Lo más obvio, no para todos pero sí para nosotros, es que los nuevos partidos siguen siendo el revulsivo de la política española, sí o sí. Y que, mientras el PSOE sigue cayendo, Unidos Podemos, manteniendo los 71 escaños obtenidos el 20-D (69 de Podemos y 2 de Izquierda Unida) es quien tiene cogida la sartén de la izquierda por el mango, aun sin llegar a asestar el anunciado sorpasso al PSOE que ha caído desde los 90 a 85. Si en diciembre de 2015 la izquierda de ámbito nacional lograba 161 escaños, ahora, seis meses después, sólo suma 156, pero con una mayor proximidad entre partidos, y aunque, a pesar de su continuo descalabro, Pedro Sánchez pueda seguir siendo al menos jefe de la oposición.
Frente a sus anteriores 123 escaños, el PP ha subido a 137, mientras que Ciudadanos ha bajado de 40 a 32. Antes sumaban 163 y ahora suman 169. Antes no se entendieron y ahora se entenderán menos, sobre todo si el cadáver político de Rajoy sigue insepulto (con la circunstancia añadida de que los populares mantienen la mayoría absoluta en el Senado).
La aritmética parlamentaria arbitrará -si es posible- la formación del nuevo Gobierno. Pero con los resultados del 26-J será difícil que pivote -como antes pivotaba- sólo sobre el PP o sobre el PSOE, salvo que se quiera forzar una ‘gran coalición’ a la alemana (algo en sí mismo contradictorio) o una rendición del socialismo ante los populares de consecuencias impredecibles. Guste más o guste menos, el actor que sigue incordiando en la formación del Gobierno es Podemos.
El rechazo ciudadano a otra investidura presidencial de Rajoy, empeñado en unos recortes sociales tremendos combinados con una tolerancia de la corrupción nunca vista (una suma ciertamente explosiva), ha vuelto a pesar en las urnas más que el manido grito del ‘¡que vienen los rojos!’. Han bajado los escaños y los votos de los partidos de izquierda en su conjunto, pero no han funcionado ni la campaña del miedo ni el intento de desacreditarles como enajenados políticos capaces no tanto de reformar el sistema sino de arrasarlo, con lo que el ‘rojerío’ no dejará de pisar las moquetas del poder (en parte gracias a la torpeza con la que se les ha querido combatir)…
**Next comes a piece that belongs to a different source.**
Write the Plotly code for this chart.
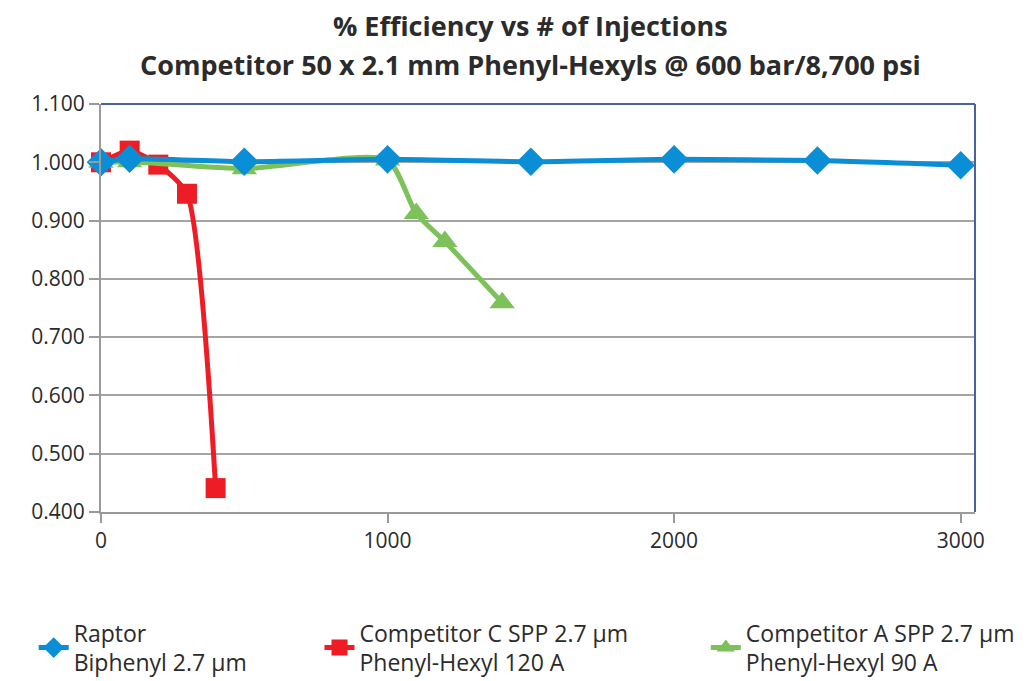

Ahora, la contumaz realidad del voto sigue desbordando las esperanzas del establishment, por no hablar de sus manipulaciones argumentales. Ahora, y aunque el PP continúe siendo el partido más votado, ya existen nuevas actas fehacientes de la defunción del bipartidismo y, en consecuencia, una necesidad absoluta de soslayar las mentiras políticas habituales -de populares y socialistas- y tomarse las cosas seriamente en todos los niveles de la vida nacional. Porque esto de pasar por las urnas tiene su miga o su para qué; y cuando el electorado se harta, sucede lo que ha sucedido: que, tras agotar su crédito social, el PP y el PSOE han quedado pateados por un grupo de aprendices de la política -que es lo que todavía son-, dicho sea con todo el respeto del mundo.
El PP y el PSOE de hoy se han pegado un segundo batacazo en relación con su posición de 2011 (como sucedió en 2015). Y eso se justifica no por errores puntuales, sino porque la podredumbre del sistema político que ambos representan ha desbordado los diques de su propia nómina mediática. Lo que, finalmente, ha facilitado el asalto de los nuevos partidos al sistema para poder acometer reformas institucionales profundas. Y ahí siguen.
Ya veremos cómo se encara la deseable formación de un nuevo Gobierno. Pero lo cierto es que, de lograrse, en el fondo será presidido por un perdedor, se presente a la opinión pública como se quiera presentar. Quizás haya llegado la hora de que el Jefe del Estado, si es capaz, proponga un poco de orden y concierto en el agitado mar de la política española.